(Plotting code records)

============

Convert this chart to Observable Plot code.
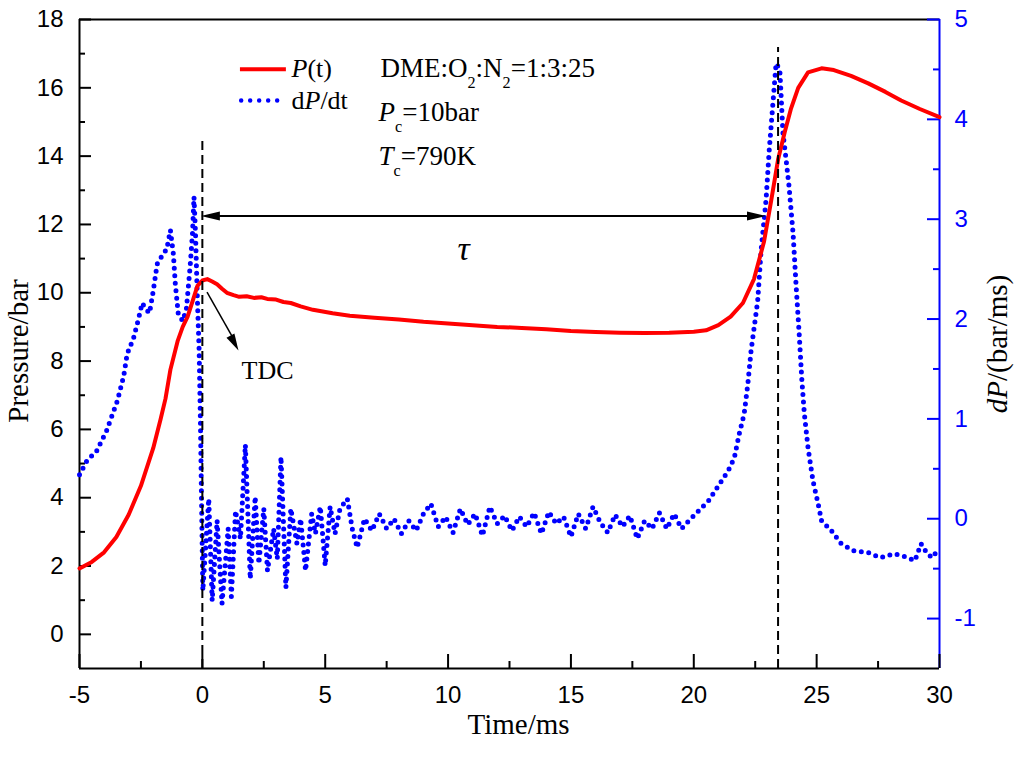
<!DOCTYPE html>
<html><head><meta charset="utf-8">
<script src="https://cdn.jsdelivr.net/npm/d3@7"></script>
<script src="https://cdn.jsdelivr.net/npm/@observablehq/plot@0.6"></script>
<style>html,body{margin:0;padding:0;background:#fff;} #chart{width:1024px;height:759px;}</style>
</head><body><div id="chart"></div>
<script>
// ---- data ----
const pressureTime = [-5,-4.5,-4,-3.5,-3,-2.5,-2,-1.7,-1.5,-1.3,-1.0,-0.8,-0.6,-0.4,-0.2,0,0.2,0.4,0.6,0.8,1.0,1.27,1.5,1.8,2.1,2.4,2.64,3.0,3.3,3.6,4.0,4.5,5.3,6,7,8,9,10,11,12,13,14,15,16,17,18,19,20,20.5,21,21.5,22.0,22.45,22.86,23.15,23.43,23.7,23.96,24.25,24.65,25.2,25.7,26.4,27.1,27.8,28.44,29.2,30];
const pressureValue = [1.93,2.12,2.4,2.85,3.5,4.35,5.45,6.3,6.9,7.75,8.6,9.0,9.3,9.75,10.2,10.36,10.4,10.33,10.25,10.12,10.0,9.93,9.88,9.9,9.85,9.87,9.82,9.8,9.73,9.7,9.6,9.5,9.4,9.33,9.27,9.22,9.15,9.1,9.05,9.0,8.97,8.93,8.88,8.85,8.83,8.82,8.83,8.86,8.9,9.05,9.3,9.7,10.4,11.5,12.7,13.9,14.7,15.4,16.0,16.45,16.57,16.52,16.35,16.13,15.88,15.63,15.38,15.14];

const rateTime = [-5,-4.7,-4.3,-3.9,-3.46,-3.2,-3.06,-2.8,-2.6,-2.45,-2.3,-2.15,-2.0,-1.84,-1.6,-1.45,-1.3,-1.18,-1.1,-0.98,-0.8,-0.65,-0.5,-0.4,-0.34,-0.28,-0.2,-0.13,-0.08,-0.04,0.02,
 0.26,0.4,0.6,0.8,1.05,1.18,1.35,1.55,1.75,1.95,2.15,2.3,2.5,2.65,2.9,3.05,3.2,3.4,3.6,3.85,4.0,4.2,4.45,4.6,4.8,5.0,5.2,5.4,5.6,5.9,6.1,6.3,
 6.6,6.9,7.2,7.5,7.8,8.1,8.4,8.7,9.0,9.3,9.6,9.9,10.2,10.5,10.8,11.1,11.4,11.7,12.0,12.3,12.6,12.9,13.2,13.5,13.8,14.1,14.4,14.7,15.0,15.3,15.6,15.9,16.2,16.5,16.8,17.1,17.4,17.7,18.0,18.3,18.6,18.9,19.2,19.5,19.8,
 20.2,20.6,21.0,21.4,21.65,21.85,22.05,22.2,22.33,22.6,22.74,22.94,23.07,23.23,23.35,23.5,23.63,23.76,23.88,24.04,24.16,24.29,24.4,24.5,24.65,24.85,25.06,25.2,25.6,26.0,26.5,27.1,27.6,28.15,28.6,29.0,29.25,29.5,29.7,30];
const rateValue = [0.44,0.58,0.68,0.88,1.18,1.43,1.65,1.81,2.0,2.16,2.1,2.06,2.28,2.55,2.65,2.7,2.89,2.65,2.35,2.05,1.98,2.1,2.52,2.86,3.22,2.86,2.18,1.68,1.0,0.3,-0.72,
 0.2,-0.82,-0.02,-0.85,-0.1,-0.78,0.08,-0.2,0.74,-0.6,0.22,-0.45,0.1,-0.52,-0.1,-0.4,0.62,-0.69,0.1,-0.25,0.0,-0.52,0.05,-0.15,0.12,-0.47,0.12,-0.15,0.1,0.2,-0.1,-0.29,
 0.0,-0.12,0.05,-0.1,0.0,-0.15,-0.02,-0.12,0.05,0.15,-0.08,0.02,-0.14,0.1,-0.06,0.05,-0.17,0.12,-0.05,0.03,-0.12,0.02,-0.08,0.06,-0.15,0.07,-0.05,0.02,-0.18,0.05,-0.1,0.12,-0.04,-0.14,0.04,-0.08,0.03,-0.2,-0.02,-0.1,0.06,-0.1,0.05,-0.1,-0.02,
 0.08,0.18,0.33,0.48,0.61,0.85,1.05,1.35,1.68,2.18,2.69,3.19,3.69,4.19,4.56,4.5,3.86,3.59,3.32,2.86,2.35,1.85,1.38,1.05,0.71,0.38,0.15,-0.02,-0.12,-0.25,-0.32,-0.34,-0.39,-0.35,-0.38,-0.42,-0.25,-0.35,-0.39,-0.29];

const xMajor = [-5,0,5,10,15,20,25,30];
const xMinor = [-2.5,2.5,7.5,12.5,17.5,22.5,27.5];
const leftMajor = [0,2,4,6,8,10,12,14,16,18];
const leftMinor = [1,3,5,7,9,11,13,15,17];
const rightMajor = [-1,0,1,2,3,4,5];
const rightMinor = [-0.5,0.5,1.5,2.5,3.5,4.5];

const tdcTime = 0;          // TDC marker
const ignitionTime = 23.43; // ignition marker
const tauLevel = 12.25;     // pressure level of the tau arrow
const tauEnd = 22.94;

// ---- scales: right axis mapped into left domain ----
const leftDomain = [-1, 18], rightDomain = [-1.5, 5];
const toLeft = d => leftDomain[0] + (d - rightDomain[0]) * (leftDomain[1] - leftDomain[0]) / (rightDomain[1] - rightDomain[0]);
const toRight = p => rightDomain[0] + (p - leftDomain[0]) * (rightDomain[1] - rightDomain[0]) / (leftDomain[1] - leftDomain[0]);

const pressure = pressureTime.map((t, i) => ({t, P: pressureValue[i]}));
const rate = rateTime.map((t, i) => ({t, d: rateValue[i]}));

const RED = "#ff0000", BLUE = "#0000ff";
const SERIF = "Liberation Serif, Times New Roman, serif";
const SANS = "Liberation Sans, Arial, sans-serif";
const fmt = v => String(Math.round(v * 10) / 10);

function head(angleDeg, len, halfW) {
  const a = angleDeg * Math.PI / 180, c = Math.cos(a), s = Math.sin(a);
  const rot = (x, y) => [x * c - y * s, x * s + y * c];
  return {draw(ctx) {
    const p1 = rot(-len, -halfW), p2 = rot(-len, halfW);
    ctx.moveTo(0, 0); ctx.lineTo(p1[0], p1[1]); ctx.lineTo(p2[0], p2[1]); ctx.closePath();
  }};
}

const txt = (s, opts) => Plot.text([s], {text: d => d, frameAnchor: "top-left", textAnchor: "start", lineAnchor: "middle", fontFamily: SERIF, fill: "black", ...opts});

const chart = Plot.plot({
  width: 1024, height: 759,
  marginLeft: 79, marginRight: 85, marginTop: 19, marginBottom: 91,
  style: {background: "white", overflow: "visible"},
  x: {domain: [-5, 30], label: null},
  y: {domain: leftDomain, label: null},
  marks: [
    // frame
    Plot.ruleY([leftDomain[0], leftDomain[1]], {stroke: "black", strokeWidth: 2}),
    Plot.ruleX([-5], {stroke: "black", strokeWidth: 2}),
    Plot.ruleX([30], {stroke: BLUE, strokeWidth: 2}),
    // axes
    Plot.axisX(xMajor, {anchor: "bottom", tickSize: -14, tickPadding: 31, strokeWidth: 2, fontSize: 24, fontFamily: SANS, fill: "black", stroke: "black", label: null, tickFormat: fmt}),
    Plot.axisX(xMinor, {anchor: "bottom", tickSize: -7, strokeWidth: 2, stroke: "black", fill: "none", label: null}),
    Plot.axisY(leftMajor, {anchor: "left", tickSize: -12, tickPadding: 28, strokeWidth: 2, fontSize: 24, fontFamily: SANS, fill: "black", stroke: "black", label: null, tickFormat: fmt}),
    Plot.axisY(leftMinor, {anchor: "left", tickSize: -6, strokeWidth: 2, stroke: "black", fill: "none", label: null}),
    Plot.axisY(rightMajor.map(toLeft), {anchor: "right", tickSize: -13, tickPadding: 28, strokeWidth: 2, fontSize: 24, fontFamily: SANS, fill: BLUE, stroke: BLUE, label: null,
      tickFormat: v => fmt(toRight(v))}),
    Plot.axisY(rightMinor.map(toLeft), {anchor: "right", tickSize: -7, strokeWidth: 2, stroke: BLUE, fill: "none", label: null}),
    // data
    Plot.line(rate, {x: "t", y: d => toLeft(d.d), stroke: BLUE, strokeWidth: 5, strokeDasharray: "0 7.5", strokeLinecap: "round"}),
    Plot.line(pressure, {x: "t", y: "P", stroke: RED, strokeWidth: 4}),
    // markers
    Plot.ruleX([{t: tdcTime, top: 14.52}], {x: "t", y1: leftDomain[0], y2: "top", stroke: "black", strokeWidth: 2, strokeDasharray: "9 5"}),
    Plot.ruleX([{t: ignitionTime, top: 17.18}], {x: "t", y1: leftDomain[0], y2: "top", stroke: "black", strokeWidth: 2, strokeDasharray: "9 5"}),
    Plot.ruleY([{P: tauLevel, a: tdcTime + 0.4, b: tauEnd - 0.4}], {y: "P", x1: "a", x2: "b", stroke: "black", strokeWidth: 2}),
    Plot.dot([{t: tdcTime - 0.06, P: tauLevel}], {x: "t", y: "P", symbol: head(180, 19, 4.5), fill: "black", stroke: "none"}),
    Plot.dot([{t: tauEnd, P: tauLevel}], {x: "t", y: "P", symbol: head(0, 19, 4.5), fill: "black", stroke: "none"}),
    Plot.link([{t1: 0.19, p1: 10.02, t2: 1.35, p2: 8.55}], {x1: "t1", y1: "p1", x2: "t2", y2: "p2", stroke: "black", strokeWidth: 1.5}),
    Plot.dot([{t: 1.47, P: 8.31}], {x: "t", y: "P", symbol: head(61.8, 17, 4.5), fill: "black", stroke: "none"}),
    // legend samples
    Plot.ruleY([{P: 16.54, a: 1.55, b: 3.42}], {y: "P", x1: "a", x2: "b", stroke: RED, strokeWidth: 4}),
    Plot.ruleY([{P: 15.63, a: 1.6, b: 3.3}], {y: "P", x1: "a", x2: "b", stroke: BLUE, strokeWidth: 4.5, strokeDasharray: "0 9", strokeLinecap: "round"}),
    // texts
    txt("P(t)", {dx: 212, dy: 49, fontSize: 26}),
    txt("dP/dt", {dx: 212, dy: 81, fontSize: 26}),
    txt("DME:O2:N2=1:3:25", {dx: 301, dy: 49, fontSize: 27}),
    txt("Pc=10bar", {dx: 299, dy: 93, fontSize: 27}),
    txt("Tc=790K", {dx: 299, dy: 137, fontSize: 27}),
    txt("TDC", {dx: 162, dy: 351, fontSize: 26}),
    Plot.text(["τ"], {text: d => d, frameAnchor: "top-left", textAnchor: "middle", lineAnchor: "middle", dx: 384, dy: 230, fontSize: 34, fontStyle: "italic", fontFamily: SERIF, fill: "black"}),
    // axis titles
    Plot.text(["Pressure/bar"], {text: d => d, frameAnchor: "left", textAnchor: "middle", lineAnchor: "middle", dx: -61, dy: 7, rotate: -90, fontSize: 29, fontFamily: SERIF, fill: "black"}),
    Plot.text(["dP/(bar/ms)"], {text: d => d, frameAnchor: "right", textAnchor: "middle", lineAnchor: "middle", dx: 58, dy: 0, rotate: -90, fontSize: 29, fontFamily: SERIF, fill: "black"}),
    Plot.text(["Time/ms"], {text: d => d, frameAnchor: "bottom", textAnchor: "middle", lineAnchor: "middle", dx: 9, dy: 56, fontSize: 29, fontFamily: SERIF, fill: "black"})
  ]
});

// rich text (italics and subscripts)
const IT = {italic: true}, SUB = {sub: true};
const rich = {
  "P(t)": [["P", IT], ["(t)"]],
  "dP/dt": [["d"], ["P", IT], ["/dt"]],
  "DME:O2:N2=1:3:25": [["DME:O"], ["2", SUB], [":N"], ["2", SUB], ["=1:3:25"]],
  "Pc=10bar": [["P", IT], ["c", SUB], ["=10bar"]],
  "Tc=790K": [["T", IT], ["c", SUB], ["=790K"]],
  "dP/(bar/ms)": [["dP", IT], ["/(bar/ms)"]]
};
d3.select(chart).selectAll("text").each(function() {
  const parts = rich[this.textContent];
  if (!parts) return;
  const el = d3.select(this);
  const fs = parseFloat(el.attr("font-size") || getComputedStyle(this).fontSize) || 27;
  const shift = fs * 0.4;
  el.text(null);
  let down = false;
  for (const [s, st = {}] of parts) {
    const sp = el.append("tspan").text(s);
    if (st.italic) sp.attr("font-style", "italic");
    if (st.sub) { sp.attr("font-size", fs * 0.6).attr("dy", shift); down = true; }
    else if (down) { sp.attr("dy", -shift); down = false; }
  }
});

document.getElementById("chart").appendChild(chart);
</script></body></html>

============

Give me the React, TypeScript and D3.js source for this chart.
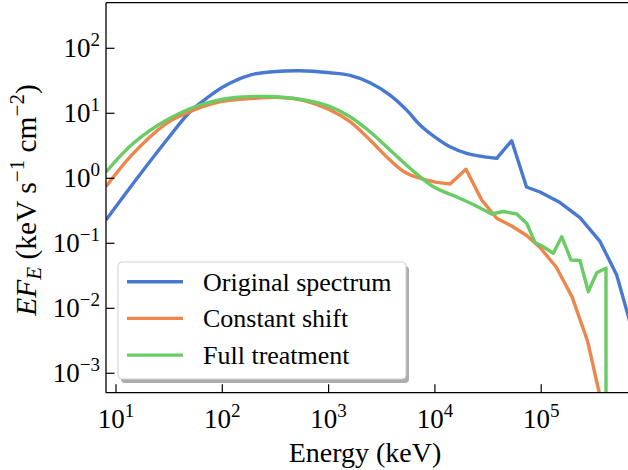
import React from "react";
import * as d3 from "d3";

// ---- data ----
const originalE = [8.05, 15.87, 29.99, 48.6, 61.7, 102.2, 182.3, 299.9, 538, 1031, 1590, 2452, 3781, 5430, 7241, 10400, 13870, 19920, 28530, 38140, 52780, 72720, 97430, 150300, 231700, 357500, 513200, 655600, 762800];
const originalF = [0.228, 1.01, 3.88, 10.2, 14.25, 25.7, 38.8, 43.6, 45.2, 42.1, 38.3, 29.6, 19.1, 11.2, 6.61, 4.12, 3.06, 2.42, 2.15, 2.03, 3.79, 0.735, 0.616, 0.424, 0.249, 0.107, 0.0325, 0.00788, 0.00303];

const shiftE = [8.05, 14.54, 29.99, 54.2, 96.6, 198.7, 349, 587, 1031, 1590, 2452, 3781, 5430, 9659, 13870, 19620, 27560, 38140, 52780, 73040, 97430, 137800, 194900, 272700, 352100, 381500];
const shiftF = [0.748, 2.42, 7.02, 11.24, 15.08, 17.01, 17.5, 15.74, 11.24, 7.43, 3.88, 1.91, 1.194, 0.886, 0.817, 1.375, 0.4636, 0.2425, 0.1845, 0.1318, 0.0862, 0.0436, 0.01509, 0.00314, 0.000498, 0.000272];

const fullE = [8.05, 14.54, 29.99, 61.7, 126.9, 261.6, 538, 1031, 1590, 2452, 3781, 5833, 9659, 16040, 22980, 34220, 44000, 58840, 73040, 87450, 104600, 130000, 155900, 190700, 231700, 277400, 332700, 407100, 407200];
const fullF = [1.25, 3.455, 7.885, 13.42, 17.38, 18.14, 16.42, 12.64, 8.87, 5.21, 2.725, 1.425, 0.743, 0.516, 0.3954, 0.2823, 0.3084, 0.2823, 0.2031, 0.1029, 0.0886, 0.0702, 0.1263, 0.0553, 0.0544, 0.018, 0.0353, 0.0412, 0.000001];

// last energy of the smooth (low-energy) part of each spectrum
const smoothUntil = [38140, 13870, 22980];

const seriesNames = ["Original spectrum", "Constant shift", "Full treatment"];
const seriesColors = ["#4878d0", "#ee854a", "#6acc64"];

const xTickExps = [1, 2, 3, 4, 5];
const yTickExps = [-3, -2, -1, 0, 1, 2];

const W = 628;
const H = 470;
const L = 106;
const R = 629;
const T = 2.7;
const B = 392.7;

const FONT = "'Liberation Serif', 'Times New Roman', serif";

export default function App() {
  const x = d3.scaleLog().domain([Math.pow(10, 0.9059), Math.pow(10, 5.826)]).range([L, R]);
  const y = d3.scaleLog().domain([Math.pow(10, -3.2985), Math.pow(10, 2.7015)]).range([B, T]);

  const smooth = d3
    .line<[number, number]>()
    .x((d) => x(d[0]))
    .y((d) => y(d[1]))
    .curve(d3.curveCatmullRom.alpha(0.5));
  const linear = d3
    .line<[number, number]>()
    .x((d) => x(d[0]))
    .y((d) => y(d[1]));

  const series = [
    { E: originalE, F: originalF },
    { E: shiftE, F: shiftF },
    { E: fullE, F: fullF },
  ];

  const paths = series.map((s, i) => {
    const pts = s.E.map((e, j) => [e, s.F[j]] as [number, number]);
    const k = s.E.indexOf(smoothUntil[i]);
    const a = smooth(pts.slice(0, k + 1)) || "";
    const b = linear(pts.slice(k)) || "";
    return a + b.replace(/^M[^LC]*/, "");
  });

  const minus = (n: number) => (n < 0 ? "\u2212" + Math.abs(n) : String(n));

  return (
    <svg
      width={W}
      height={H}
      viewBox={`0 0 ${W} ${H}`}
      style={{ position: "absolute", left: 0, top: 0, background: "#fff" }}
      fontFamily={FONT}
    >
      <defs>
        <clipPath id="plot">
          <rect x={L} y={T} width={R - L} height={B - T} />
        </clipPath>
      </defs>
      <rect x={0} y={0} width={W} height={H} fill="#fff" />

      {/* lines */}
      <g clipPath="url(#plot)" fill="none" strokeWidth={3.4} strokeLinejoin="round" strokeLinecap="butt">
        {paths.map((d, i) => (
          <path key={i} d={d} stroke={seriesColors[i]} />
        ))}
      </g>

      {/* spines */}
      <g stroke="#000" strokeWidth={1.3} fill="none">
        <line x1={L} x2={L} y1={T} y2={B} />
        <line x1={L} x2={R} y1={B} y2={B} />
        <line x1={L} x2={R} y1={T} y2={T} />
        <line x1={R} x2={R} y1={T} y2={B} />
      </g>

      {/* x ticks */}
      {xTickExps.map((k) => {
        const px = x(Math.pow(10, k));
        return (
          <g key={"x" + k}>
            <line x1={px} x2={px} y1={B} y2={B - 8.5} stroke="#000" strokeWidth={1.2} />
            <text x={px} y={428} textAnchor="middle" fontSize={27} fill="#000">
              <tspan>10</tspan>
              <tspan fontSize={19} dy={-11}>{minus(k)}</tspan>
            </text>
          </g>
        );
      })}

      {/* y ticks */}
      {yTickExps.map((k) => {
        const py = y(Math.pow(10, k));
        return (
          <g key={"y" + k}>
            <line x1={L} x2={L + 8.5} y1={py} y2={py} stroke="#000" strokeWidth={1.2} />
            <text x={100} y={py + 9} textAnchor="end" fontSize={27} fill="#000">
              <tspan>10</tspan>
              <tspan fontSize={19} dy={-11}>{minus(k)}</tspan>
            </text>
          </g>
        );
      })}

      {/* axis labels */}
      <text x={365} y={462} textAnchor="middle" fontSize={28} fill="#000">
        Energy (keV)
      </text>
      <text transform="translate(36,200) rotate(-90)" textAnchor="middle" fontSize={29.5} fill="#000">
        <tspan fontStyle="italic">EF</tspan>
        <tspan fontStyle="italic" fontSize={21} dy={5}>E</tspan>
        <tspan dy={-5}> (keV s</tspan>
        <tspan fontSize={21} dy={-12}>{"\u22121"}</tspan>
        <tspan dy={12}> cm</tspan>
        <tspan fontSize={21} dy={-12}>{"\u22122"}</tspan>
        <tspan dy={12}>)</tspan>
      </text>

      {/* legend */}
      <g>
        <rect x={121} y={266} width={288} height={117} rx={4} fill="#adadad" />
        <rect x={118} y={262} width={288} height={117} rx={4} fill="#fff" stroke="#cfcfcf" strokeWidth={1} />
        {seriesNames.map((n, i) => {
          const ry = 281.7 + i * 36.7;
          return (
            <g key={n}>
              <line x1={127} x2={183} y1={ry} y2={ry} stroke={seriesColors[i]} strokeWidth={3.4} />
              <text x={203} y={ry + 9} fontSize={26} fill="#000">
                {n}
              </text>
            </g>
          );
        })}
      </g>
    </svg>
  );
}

============

> _EXERCISE TASK_:
Go to the line that contains "Give me the" and copy from there down to the line that contains "0.0325, 0.00788, 0.00303];", with both lines included. Pass over the pictures.

> _RESPONSE TO THE TASK_:
Give me the React, TypeScript and D3.js source for this chart.
import React from "react";
import * as d3 from "d3";

// ---- data ----
const originalE = [8.05, 15.87, 29.99, 48.6, 61.7, 102.2, 182.3, 299.9, 538, 1031, 1590, 2452, 3781, 5430, 7241, 10400, 13870, 19920, 28530, 38140, 52780, 72720, 97430, 150300, 231700, 357500, 513200, 655600, 762800];
const originalF = [0.228, 1.01, 3.88, 10.2, 14.25, 25.7, 38.8, 43.6, 45.2, 42.1, 38.3, 29.6, 19.1, 11.2, 6.61, 4.12, 3.06, 2.42, 2.15, 2.03, 3.79, 0.735, 0.616, 0.424, 0.249, 0.107, 0.0325, 0.00788, 0.00303];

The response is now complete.